Manufacturing theory applied at Tubbs furniture
Vermont Business Magazine, Jan 01, 2003 by Barna, Ed
Lee Houston is trying to increase productivity at one of Vermont's signature furniture makers. He was recruited by William Carris, whose Rutland holding company has come to include Tubbs Furniture in Brandon, to see if more efficient production methods could hold off the effects of the economic downturn on the sales of their upscale furniture.
The jury is still out on whether that will be possible, given the discretionary nature of purchasing fashion-designer, all-hardwood Tubbs bedroom furnishings. In a recent interview, Houston said teambuilding and reductions in set-up time had made significant gains in productivity - but not enough to prevent laying off 25 regular and 25 temporary workers.
It wasn't a case of moving production to a factory outside Vermont, as was the case in the closing of Ethan Allen's operation in Island Pond. Ethan Allen is another high-end furniture maker with its main facility in Beecher Falls.
But for Tubbs, it did mean closing a factory: the space-crunched, fireprone, flood-plain-sited complex of buildings in the outlying village of Forest Dale.
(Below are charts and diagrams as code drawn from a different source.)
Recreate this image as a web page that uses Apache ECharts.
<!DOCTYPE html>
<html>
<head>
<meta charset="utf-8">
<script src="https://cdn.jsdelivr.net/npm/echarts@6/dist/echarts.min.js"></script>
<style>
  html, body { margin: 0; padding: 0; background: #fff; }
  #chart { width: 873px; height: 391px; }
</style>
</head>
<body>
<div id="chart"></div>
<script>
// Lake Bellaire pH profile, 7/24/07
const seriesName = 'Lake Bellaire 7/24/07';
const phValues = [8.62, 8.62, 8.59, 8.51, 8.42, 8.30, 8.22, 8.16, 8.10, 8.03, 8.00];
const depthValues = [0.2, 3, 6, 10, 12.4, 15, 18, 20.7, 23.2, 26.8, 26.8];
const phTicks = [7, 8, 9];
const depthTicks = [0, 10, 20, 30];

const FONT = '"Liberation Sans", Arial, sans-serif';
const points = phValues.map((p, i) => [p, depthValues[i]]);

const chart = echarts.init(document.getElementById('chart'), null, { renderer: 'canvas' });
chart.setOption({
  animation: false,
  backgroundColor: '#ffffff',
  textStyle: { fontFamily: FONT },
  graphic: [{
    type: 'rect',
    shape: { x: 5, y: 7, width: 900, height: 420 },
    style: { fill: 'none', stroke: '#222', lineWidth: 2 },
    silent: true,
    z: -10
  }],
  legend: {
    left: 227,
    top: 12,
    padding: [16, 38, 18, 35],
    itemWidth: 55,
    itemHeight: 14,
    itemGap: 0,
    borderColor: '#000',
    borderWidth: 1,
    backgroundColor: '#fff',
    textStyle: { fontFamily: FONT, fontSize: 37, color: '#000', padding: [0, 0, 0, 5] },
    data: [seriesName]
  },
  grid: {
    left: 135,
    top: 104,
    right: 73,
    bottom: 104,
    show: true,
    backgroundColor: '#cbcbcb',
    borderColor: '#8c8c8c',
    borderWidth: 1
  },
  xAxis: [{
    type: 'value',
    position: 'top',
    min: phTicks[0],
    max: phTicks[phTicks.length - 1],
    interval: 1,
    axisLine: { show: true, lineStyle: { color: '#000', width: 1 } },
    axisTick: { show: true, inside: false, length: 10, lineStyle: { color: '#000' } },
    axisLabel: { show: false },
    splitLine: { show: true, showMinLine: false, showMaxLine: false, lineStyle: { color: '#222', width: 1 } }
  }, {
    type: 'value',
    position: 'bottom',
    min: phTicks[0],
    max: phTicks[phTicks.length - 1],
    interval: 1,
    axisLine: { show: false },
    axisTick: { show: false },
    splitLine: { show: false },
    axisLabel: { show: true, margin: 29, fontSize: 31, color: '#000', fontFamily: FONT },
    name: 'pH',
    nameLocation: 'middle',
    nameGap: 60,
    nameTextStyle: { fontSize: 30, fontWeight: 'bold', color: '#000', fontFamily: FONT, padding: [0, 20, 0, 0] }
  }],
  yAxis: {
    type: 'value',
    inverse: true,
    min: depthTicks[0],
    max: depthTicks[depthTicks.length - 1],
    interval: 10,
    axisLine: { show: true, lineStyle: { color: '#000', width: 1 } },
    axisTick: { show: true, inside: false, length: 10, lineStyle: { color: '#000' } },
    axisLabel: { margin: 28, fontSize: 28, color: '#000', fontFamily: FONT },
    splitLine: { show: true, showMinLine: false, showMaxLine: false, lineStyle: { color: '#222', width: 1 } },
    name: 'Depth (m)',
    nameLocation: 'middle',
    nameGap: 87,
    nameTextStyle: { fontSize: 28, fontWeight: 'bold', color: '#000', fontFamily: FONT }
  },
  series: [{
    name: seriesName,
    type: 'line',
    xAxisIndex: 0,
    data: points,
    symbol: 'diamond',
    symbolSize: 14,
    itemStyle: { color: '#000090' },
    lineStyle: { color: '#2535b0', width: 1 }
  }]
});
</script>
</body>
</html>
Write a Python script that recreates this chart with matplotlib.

It was shuttered in favor of unifying work at the nearly new, massive, 200-plus-worker Tubbs facility in Brandon's industrial park.
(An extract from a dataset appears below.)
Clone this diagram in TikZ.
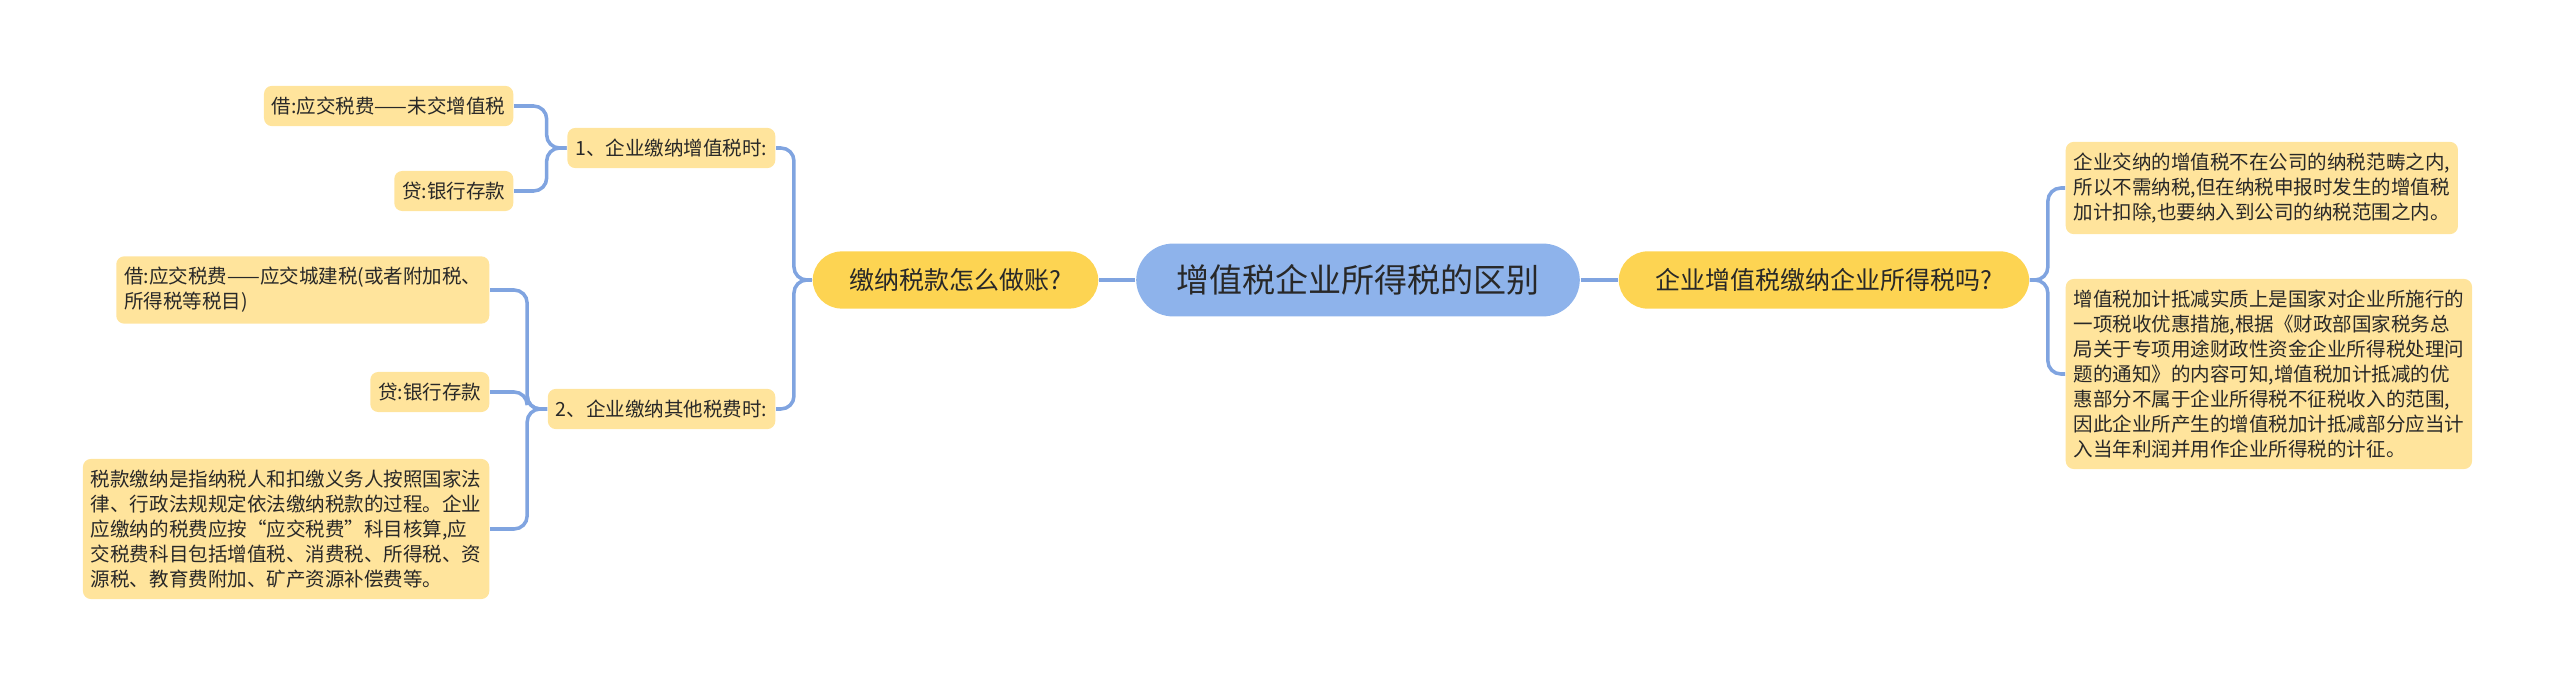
\documentclass[tikz,border=0pt]{standalone}
\usepackage{fontspec}
\setmainfont{Noto Sans CJK SC}
\definecolor{linkblue}{RGB}{128,164,224}
\definecolor{rootblue}{RGB}{142,179,235}
\definecolor{topicgold}{RGB}{253,212,82}
\definecolor{leafyellow}{RGB}{255,228,156}
\definecolor{inkgrey}{RGB}{40,40,40}

\begin{document}
\begin{tikzpicture}[x=0.01cm,y=-0.01cm,
  link/.style={draw=linkblue,line width=1pt,rounded corners=0.13cm},
  rootbox/.style={fill=rootblue,text=inkgrey,rounded corners=0.37cm,
    inner xsep=0.40cm,inner ysep=0.21cm,font=\fontsize{9.4pt}{11pt}\selectfont},
  topicbox/.style={fill=topicgold,text=inkgrey,rounded corners=0.29cm,
    inner xsep=0.37cm,inner ysep=0.17cm,font=\fontsize{7.1pt}{8.5pt}\selectfont},
  leafbox/.style={fill=leafyellow,text=inkgrey,rounded corners=0.08cm,align=left,
    inner xsep=0.08cm,inner ysep=0.11cm,font=\fontsize{5.55pt}{7.1pt}\selectfont}]
\useasboundingbox (0,0) rectangle (2560,685);

  \node[rootbox] (root) at (1358,280) {增值税企业所得税的区别};
  \node[topicbox,anchor=east] (pay) at (1099,280) {缴纳税款怎么做账?};
  \node[topicbox,anchor=west] (ask) at (1618,280) {企业增值税缴纳企业所得税吗?};

  % left side
  \node[leafbox,anchor=east] (vat) at (776,148) {1、企业缴纳增值税时:};
  \node[leafbox,anchor=east] (other) at (776,409) {2、企业缴纳其他税费时:};

  \node[leafbox,anchor=east] (dr1) at (514,106) {借:应交税费——未交增值税};
  \node[leafbox,anchor=east] (cr1) at (514,191) {贷:银行存款};

  \node[leafbox,anchor=east] (dr2) at (490,290) {借:应交税费——应交城建税(或者附加税、\\所得税等税目)};
  \node[leafbox,anchor=east] (cr2) at (490,392) {贷:银行存款};
  \node[leafbox,anchor=east] (note) at (490,529) {税款缴纳是指纳税人和扣缴义务人按照国家法\\律、行政法规规定依法缴纳税款的过程。企业\\应缴纳的税费应按“应交税费”科目核算,应\\交税费科目包括增值税、消费税、所得税、资\\源税、教育费附加、矿产资源补偿费等。};

  % right side
  \node[leafbox,anchor=west] (ans1) at (2065,188) {企业交纳的增值税不在公司的纳税范畴之内,\\所以不需纳税,但在纳税申报时发生的增值税\\加计扣除,也要纳入到公司的纳税范围之内。};
  \node[leafbox,anchor=west] (ans2) at (2065,374) {增值税加计抵减实质上是国家对企业所施行的\\一项税收优惠措施,根据《财政部国家税务总\\局关于专项用途财政性资金企业所得税处理问\\题的通知》的内容可知,增值税加计抵减的优\\惠部分不属于企业所得税不征税收入的范围,\\因此企业所产生的增值税加计抵减部分应当计\\入当年利润并用作企业所得税的计征。};

  \draw[link] (root.west) -- (pay.east);
  \draw[link] (root.east) -- (ask.west);

  \draw[link] (pay.west) -- ++(-18,0) |- (vat.east);
  \draw[link] (pay.west) -- ++(-18,0) |- (other.east);

  \draw[link] (vat.west) -- ++(-20,0) |- (dr1.east);
  \draw[link] (vat.west) -- ++(-20,0) |- (cr1.east);

  \draw[link] (other.west) -- ++(-20,0) |- (dr2.east);
  \draw[link] (other.west) -- ++(-20,0) |- (cr2.east);
  \draw[link] (other.west) -- ++(-20,0) |- (note.east);

  \draw[link] (ask.east) -- ++(18,0) |- (ans1.west);
  \draw[link] (ask.east) -- ++(18,0) |- (ans2.west);

\end{tikzpicture}
\end{document}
It was a historic decision, in its local context. The Newton Road location had seen Tubbs Snowshoes, and before that Rollers by Baker, and previously the Newton-Thompson plant - all wood products companies in aptly named Forest Dale. There, if anywhere, a pool of skilled labor and a tradition of hard work coincided to make a go of furniture in Vermont (Indeed, New England Woodcraft's Forest Date factory is still very much in business, serving institutional markets).
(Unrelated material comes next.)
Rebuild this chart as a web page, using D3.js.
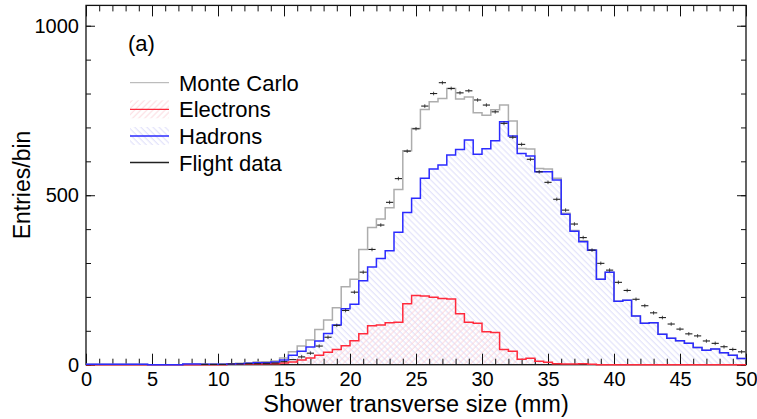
<!DOCTYPE html>
<html>
<head>
<meta charset="utf-8">
<script src="https://cdn.jsdelivr.net/npm/d3@7"></script>
<style>
  body { margin: 0; background: #fff; }
  text { font-family: "Liberation Sans", Arial, Helvetica, sans-serif; fill: #000; }
</style>
</head>
<body>
<svg id="chart" width="757" height="419"></svg>
<script>
// binning of the histograms: 75 bins over 0-50 mm
const xMin = 0
const xMax = 50
const nBins = 75

const xTicks = [0, 5, 10, 15, 20, 25, 30, 35, 40, 45, 50]
const yTicks = [0, 500, 1000]
const legendLabels = ['Monte Carlo', 'Electrons', 'Hadrons', 'Flight data']
const panelLabel = '(a)'

const monteCarlo = [
  1, 1, 1, 1, 1, 1, 1,
  0, 0, 0, 0,
  2, 2, 1, 1, 1,
  3, 4, 6, 8, 9,
  11, 20, 38, 55, 73,
  104, 132, 168, 230, 252,
  340, 405, 430, 463, 517,
  631, 697, 753, 776, 785,
  815, 784, 790, 743, 736,
  752, 766, 719, 638, 636,
  579, 577, 550, 447, 396,
  366, 339, 252, 273, 187,
  190, 144, 122, 124, 90,
  78, 71, 63, 51, 43,
  46, 35, 28, 18
]

const electrons = [
  0, 0, 0, 0, 0, 0, 0, 0, 0, 0, 0, 0, 0, 0, 0, 0,
  1, 1, 2, 2, 3,
  3, 5, 8, 14, 20,
  28, 37, 45, 56, 71,
  91, 115, 117, 124, 125,
  180, 204, 203, 199, 195,
  194, 150, 125, 122, 97,
  95, 45, 40, 16, 19,
  10, 7, 3, 2, 2,
  3, 1, 0, 0, 0,
  0, 0, 0, 0, 0, 0, 0, 0, 0, 0, 0, 0, 0, 0
]

const hadrons = [
  1, 1, 1, 1, 1, 1, 1,
  0, 0, 0, 0,
  2, 2, 1, 1, 1,
  2, 3, 4, 6, 6,
  8, 14, 28, 40, 52,
  70, 92, 117, 165, 178,
  248, 288, 313, 336, 391,
  449, 491, 550, 577, 589,
  619, 635, 663, 621, 637,
  661, 717, 675, 623, 616,
  569, 569, 545, 444, 394,
  363, 338, 252, 273, 187,
  190, 144, 122, 124, 90,
  78, 71, 63, 51, 43,
  46, 35, 28, 18
]

const flightData = [
  0, 0, 0, 0, 0, 0, 0, 0, 0, 0, 0, 0, 0,
  1, 1, 1,
  2, 2, 3, 3, 4,
  5, 9, 15, 23, 34,
  55, 81, 116, 160, 214,
  273, 340, 412, 479, 549,
  630, 696, 763, 800, 832,
  815, 802, 808, 781, 766,
  746, 712, 671, 650, 606,
  569, 538, 488, 456, 415,
  375, 338, 299, 279, 243,
  219, 193, 174, 153, 139,
  120, 105, 91, 85, 70,
  63, 53, 45, 38
]

const svg = d3.select('#chart')

const x = d3.scaleLinear().domain([xMin, xMax]).range([86, 746])
const y = d3.scaleLinear().domain([0, 1060]).range([364.7, 5.4])

const binW = (xMax - xMin) / nBins
const edges = d3.range(nBins + 1).map(i => xMin + i * binW)

// hatch patterns
const defs = svg.append('defs')
function hatch (id, color, angle) {
  const p = defs.append('pattern')
    .attr('id', id)
    .attr('patternUnits', 'userSpaceOnUse')
    .attr('width', 4.3)
    .attr('height', 10)
    .attr('patternTransform', 'rotate(' + angle + ')')
  p.append('line')
    .attr('x1', 1).attr('x2', 1)
    .attr('y1', 0).attr('y2', 10)
    .attr('stroke', color)
    .attr('stroke-width', 0.8)
}
hatch('hatchBlue', '#d2d2f8', -45)
hatch('hatchRed', '#fbccd3', 45)

function steps (values) {
  const pts = values.map((v, i) => [edges[i], v])
  pts.push([edges[nBins], values[nBins - 1]])
  return pts
}

const line = d3.line()
  .x(d => x(d[0]))
  .y(d => y(d[1]))
  .curve(d3.curveStepAfter)

const area = d3.area()
  .x(d => x(d[0]))
  .y0(y(0))
  .y1(d => y(d[1]))
  .curve(d3.curveStepAfter)

// fills
svg.append('path').attr('d', area(steps(hadrons))).attr('fill', 'url(#hatchBlue)')
svg.append('path').attr('d', area(steps(electrons))).attr('fill', 'url(#hatchRed)')

// frame and ticks
const g = svg.append('g').attr('font-size', 20)

function axis (gen, values, size, transform, labels) {
  const a = g.append('g')
    .attr('transform', transform)
    .call(gen.tickValues(values).tickSize(size).tickPadding(labels ? 7 : 0)
      .tickFormat(labels ? d3.format('d') : ''))
  a.select('.domain').remove()
  a.selectAll('.tick line').attr('stroke', '#111').attr('stroke-width', 1)
  a.selectAll('text').attr('font-size', 20).attr('font-family', '"Liberation Sans", Arial, sans-serif').attr('fill', '#000')
  return a
}

const xMinor = d3.range(xMin, xMax + 1, 1)
const yMinor = d3.range(0, 1001, 100)

axis(d3.axisBottom(x), xMinor, -6, 'translate(0,364.7)', false)
axis(d3.axisBottom(x), xTicks, -11, 'translate(0,364.7)', true)
axis(d3.axisTop(x), xMinor, -6, 'translate(0,5.4)', false)
axis(d3.axisTop(x), xTicks, -11, 'translate(0,5.4)', false)
axis(d3.axisLeft(y), yMinor, -5, 'translate(86,0)', false)
axis(d3.axisLeft(y), yTicks, -9, 'translate(86,0)', true)
axis(d3.axisRight(y), yMinor, -5, 'translate(746,0)', false)
axis(d3.axisRight(y), yTicks, -9, 'translate(746,0)', false)

svg.append('rect')
  .attr('x', 86).attr('y', 5.4)
  .attr('width', 660).attr('height', 359.3)
  .attr('fill', 'none')
  .attr('stroke', '#111')
  .attr('stroke-width', 1.3)

// histogram lines
svg.append('path').attr('d', line(steps(monteCarlo)))
  .attr('fill', 'none').attr('stroke', '#adadad').attr('stroke-width', 1.5)
svg.append('path').attr('d', line(steps(electrons)))
  .attr('fill', 'none').attr('stroke', '#ff2a3c').attr('stroke-width', 1.5)
svg.append('path').attr('d', line(steps(hadrons)))
  .attr('fill', 'none').attr('stroke', '#2b2bff').attr('stroke-width', 1.5)

// flight data points with error bars
const pts = flightData.map((v, i) => ({ x0: edges[i], x1: edges[i + 1], v: v }))
  .filter(d => d.v > 0)
const dg = svg.append('g').attr('stroke', '#222').attr('stroke-width', 1.1)
dg.selectAll('line.h').data(pts).enter().append('line')
  .attr('class', 'h')
  .attr('x1', d => x(d.x0) + 0.8)
  .attr('x2', d => x(d.x1) - 0.8)
  .attr('y1', d => y(d.v))
  .attr('y2', d => y(d.v))
dg.selectAll('line.v').data(pts.filter(d => d.v > 20)).enter().append('line')
  .attr('class', 'v')
  .attr('stroke-width', 0.8)
  .attr('x1', d => x((d.x0 + d.x1) / 2))
  .attr('x2', d => x((d.x0 + d.x1) / 2))
  .attr('y1', d => y(d.v) - 1.8)
  .attr('y2', d => y(d.v) + 1.8)

// legend
const legendY = [82.7, 109.3, 136, 162.5]
const legendStroke = ['#adadad', '#ff2a3c', '#2b2bff', '#222']
const legendFill = [null, 'url(#hatchRed)', 'url(#hatchBlue)', null]
const lg = svg.append('g')
legendLabels.forEach((name, i) => {
  if (legendFill[i]) {
    lg.append('rect')
      .attr('x', 130).attr('y', legendY[i] - 9)
      .attr('width', 39).attr('height', 18)
      .attr('fill', legendFill[i])
  }
  lg.append('line')
    .attr('x1', 130).attr('x2', 169)
    .attr('y1', legendY[i]).attr('y2', legendY[i])
    .attr('stroke', legendStroke[i])
    .attr('stroke-width', i === 0 ? 1 : 1.3)
  lg.append('text')
    .attr('x', 179).attr('y', legendY[i] + 8)
    .attr('font-size', 22)
    .text(name)
})

svg.append('text')
  .attr('x', 128).attr('y', 51)
  .attr('font-size', 22)
  .text(panelLabel)

// axis titles
svg.append('text')
  .attr('x', 416).attr('y', 412)
  .attr('text-anchor', 'middle')
  .attr('font-size', 23.5)
  .text('Shower transverse size (mm)')

svg.append('text')
  .attr('transform', 'translate(30,185) rotate(-90)')
  .attr('text-anchor', 'middle')
  .attr('font-size', 23)
  .text('Entries/bin')
</script>
</body>
</html>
Houston said he decided to make Tubbs his next stop in a long career of inspiring turnarounds because he does see the basis for profitable production. The Carris organization, with its employee stock ownership program and emphasis on worker responsibility, was wellsuited to what he believes is a necessary paradigm shift in the furniture industry.
For too long, Houston said, American furniture companies have equated success with design and marketing. That approach underestimates the threat of global competition, which in his view is using unsound environmental practices and serious exploitation of workforces to undercut American prices.
Without serious attention to "lean manufacturing" of the type promoted by the Vermont Manufacturing Extension Center in Randolph, lowball imports will do to furniture-making what it has done to the steel industry, the garment industry, and more, Houston said. It's a message he wants to deliver nationally, not just 'in Vermont, because this is only one of the states affected.
The hopeful part of the message is that he believes sweatshop workers can never do their jobs as well as empowered American workers, assuming they realize they have to help manage production. Not that Houston is preaching, exactly.
His management style is given by the saying on the wall he looks at every day: "Don't talk. Listen!!!"
But after spending more than half his life in the industry, setting up plants as well as running them, and doing academic work as well as practical work, and spending time in 19 countries as well as in various parts of the United States, he feels he has something to say.
In the Shadow of High Point
Many industries have major trade shows, but few if any can match the role of the bi-annual North Carolina event commonly and appropriately referred to as "High Point." Houston, a North Carolina native who has been closely involved in the furniture industry since his school days, might be said to have grown up in its shadow.
"I've been going there since 1971," he said.
One of his practical suggestions to Vermont is to have a permanent office there, representing the state's furniture industry as a whole. "There" is the International Home Furnishings Market, held twice a year in High Point (and now in nearby Thomasville as well), in buildings totaling more than 11 million square feet. It is larger than the next five such shows (Cologne, Tokyo, Guadalajara, Milan, Sao Paolo) combined.
About 90 percent of the US home furnishings buying power attends: about 83,000 people (industry professionals only) from all 50 states and at least 110 countries. More than 3,000 exhibitors arrive, with showcase furniture that someone has calculated would, if piled, reach the height of Everest about 150 times.
Almost as a footnote to that information from the American Furniture Manufacturers Association, there is a statement that, "International companies now represent 10 percent of the Market's total exhibitors. International attendees numbered 10,000 in 2000, more than a 125 percent increase over international attendance in 1990."
Not to overlook Tubbs, they have done well at the Market with furniture designed by Blake Tovin and others. They have had more than 600 accounts, large and small, winning places in the catalogs of LL Bean and Crate & Barrel, among others.